Hi <input type="text" name="txt1" /> HTML: Is it a standard to use double-quotes (") or are single-quotes allowed too (by W3C standards) ? <input type='text' name='txt1' /> HTML: Thanks
modern browsers seem to render with single-quotes too. But is it acceptable by W3C standards ? Blogger's XML templates uses single quotes for HTML attributes. If you check out any blogger powered blog, its mostly within single-quotes.
Both are fine. The important thing is that whichever you choose, be consistant. As far as I know, there is no recommendation either way. I personally use double quotes. Quotes within quotes, then, as when you have some Javascript inside parentheses, should be single. If you are writing your page in single quotes, then the inner quotes would be double. OnSubmit="something ('andotherstuff', 'more stuff', 'etc')"

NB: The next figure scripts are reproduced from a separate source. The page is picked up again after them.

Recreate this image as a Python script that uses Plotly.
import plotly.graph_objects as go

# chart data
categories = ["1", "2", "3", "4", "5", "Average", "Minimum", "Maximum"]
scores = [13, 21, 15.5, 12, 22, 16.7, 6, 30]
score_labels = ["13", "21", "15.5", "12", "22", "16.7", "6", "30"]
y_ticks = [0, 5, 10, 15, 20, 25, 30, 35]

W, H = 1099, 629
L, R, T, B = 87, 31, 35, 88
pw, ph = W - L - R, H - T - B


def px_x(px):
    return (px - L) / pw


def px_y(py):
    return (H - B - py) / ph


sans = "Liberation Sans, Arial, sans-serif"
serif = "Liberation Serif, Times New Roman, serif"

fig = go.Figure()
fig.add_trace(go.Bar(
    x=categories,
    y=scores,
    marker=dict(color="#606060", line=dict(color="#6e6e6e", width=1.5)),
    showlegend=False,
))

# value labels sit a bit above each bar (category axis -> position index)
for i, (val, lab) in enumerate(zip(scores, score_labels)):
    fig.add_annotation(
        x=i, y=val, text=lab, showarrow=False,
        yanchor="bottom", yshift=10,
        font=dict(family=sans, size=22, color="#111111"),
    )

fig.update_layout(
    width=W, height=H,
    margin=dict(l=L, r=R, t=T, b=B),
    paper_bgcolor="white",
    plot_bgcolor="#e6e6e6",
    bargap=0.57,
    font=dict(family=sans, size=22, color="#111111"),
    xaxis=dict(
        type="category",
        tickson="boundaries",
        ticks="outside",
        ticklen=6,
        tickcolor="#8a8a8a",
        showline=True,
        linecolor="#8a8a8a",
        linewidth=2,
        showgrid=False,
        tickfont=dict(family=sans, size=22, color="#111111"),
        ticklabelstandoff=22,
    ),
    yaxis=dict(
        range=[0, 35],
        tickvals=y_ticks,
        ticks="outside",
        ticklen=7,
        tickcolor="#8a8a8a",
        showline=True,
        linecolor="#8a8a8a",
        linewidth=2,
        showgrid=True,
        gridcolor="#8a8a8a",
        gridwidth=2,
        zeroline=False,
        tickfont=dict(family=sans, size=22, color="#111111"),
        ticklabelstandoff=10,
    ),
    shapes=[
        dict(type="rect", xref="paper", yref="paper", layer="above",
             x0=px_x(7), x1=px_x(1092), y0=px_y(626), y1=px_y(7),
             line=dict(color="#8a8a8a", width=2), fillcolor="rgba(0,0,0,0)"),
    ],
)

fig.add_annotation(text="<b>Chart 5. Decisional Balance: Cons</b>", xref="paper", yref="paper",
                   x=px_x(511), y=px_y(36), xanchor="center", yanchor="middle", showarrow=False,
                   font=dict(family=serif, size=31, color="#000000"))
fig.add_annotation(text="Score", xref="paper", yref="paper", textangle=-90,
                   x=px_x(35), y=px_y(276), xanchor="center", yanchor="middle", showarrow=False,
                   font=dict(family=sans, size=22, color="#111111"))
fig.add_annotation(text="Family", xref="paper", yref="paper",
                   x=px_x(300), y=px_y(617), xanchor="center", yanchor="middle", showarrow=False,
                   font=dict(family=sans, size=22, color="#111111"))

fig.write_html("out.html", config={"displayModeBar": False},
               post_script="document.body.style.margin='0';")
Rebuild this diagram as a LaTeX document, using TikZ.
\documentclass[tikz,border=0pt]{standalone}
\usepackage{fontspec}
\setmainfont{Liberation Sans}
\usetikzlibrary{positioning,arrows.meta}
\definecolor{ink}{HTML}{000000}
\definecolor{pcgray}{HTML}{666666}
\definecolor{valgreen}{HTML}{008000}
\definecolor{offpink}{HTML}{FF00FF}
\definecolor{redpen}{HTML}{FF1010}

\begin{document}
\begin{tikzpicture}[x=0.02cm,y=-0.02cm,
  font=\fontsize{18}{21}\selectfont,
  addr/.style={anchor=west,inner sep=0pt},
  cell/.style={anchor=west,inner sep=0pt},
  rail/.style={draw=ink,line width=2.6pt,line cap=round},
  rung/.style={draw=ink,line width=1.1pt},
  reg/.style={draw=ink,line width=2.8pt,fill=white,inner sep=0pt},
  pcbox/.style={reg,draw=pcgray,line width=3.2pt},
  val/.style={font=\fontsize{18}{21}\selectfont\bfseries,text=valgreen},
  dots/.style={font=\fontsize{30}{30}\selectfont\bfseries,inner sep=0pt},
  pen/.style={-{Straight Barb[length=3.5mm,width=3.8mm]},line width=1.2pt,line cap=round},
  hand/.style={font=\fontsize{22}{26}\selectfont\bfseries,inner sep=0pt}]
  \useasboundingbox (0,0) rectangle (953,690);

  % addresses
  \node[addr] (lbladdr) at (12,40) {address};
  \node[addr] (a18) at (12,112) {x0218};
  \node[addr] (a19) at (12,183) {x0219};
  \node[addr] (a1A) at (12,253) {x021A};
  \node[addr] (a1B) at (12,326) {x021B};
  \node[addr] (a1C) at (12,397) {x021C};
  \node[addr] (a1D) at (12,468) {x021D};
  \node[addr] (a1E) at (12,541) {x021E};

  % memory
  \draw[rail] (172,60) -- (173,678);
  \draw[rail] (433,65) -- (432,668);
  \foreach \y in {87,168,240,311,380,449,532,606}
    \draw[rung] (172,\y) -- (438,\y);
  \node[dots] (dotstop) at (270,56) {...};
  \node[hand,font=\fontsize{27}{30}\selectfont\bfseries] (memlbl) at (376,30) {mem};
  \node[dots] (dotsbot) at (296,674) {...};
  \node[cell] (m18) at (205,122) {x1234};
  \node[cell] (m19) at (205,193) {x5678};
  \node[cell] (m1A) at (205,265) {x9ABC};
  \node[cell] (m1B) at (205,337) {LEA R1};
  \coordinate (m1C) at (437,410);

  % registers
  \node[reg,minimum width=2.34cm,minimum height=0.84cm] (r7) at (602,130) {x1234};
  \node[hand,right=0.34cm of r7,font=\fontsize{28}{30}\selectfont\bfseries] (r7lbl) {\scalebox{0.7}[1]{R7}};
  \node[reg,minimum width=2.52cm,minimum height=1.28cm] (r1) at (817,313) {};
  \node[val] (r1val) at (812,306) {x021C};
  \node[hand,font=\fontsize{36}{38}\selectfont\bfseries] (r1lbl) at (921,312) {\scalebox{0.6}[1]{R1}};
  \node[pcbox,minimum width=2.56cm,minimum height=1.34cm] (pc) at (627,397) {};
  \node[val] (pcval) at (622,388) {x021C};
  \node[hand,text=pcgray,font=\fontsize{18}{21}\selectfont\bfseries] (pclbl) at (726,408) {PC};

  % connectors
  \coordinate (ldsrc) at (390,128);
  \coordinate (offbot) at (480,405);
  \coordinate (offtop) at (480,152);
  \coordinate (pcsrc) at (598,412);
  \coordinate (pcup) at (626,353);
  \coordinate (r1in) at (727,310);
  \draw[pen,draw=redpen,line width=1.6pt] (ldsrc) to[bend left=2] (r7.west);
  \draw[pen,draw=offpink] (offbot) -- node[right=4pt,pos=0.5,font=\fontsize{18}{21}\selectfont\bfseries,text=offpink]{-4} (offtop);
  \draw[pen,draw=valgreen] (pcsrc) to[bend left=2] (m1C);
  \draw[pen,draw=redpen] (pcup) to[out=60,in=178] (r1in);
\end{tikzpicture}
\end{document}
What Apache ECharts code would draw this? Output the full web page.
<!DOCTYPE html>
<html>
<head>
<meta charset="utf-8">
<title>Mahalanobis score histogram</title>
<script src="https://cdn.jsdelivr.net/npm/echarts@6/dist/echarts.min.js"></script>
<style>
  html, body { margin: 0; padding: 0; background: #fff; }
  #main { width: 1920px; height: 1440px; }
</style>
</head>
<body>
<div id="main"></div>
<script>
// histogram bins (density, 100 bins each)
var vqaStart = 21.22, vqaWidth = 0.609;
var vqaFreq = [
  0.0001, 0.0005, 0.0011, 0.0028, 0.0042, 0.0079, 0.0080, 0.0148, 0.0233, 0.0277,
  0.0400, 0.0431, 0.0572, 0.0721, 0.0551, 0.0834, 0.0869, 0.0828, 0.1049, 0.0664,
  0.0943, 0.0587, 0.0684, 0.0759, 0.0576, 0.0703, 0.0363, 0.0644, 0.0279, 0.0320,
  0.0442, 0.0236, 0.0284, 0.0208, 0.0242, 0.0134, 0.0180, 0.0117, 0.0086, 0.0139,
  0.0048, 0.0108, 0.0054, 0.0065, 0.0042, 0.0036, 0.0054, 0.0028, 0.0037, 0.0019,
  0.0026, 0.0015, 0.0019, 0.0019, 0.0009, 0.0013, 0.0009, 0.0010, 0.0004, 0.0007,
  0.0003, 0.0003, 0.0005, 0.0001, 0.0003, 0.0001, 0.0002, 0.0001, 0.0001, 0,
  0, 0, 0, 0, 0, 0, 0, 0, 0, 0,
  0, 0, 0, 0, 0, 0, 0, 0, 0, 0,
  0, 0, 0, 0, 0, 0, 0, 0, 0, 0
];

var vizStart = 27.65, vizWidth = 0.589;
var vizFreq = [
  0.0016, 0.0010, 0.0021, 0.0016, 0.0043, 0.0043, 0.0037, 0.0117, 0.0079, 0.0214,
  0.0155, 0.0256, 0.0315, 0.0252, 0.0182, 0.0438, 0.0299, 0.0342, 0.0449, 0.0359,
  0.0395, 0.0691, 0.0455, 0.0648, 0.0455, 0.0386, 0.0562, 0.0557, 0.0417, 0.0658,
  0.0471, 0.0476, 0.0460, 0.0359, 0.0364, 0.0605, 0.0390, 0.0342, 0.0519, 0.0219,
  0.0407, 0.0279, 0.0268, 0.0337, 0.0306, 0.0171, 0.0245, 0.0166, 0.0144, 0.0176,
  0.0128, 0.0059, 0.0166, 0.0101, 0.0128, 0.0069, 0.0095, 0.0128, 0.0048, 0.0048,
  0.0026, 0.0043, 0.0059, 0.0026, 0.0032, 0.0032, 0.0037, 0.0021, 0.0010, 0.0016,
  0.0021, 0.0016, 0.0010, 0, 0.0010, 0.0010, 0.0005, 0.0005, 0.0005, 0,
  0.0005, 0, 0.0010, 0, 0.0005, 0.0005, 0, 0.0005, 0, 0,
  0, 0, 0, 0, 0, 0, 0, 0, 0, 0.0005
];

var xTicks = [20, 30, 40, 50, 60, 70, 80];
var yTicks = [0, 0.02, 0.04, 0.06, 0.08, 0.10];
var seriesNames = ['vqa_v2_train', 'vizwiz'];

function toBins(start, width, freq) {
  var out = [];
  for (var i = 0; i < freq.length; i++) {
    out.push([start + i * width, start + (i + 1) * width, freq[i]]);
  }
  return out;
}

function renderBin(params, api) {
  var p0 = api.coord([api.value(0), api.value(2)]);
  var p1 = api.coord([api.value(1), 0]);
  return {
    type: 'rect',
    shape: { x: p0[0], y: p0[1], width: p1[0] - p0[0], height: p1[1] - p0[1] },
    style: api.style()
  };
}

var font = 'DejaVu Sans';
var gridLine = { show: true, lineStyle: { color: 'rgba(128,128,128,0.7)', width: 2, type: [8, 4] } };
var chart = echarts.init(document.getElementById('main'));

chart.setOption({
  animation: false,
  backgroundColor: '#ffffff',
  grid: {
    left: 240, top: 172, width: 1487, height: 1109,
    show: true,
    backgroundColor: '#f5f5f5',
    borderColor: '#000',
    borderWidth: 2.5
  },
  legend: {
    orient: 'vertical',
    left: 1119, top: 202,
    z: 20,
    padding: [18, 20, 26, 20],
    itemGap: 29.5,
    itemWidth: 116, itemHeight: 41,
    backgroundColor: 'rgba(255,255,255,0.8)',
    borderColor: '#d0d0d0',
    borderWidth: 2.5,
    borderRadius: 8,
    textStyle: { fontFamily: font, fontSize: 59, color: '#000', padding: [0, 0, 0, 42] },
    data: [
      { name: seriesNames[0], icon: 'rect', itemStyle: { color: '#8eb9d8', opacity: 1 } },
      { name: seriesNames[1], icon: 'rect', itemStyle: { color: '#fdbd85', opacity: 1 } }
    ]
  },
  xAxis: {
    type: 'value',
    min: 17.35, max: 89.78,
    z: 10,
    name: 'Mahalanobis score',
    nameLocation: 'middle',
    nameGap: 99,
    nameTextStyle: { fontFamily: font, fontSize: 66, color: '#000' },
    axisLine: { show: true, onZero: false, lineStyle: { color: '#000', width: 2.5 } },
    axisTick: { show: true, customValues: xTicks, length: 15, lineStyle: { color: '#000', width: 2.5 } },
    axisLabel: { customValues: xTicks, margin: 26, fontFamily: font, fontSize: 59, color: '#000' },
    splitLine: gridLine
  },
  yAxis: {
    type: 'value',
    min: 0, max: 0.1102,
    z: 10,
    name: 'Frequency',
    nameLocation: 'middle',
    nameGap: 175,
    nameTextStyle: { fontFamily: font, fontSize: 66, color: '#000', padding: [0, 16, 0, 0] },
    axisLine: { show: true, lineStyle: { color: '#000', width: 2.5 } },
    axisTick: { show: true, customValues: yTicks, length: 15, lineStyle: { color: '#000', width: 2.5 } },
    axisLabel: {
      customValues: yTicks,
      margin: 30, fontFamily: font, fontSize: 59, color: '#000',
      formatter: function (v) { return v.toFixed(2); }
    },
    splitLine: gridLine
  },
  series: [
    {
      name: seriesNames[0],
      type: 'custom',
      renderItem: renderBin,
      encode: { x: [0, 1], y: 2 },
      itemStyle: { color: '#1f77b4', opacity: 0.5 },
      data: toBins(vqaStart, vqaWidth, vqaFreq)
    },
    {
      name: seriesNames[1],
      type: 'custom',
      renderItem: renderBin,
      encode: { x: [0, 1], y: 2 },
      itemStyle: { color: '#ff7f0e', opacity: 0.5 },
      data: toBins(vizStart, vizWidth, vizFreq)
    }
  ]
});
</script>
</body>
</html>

Reason behind this is to embed php variables into html neatly - without so many backslashes. $html .= "<input name='{$this->name[$key]}' type='text' value='{$this->value[$key]}'/>"; PHP: Since blogger blogs use single-quotes, instead of double, I was hoping it to be W3C xHTML complaint. Thanks
I don't think the validator will know what the heck all that is. What you do is let the php send that to a browser, let the browser render it, then copy the (now xhtml) source into a text file and send THAT to the validator. As far as I know it's made to validate html, not php. So I don't know what it does when it sees a $ floating around. Or you could just send what you've got to the validator now and see what it says. If it understands php the quotes should be fine. type="text" and type='text' should be the same thing to the validator; type=text is wrong. It looks like you're doing the right thing: main quotes are doubles, inner quotes are singles. Your HTML will render showing singles. So, make sure everything that renders stays singles and you should be okay. By the way, if that input's in a form, it should have an id too which matches a label's "for". But that's just a side thing.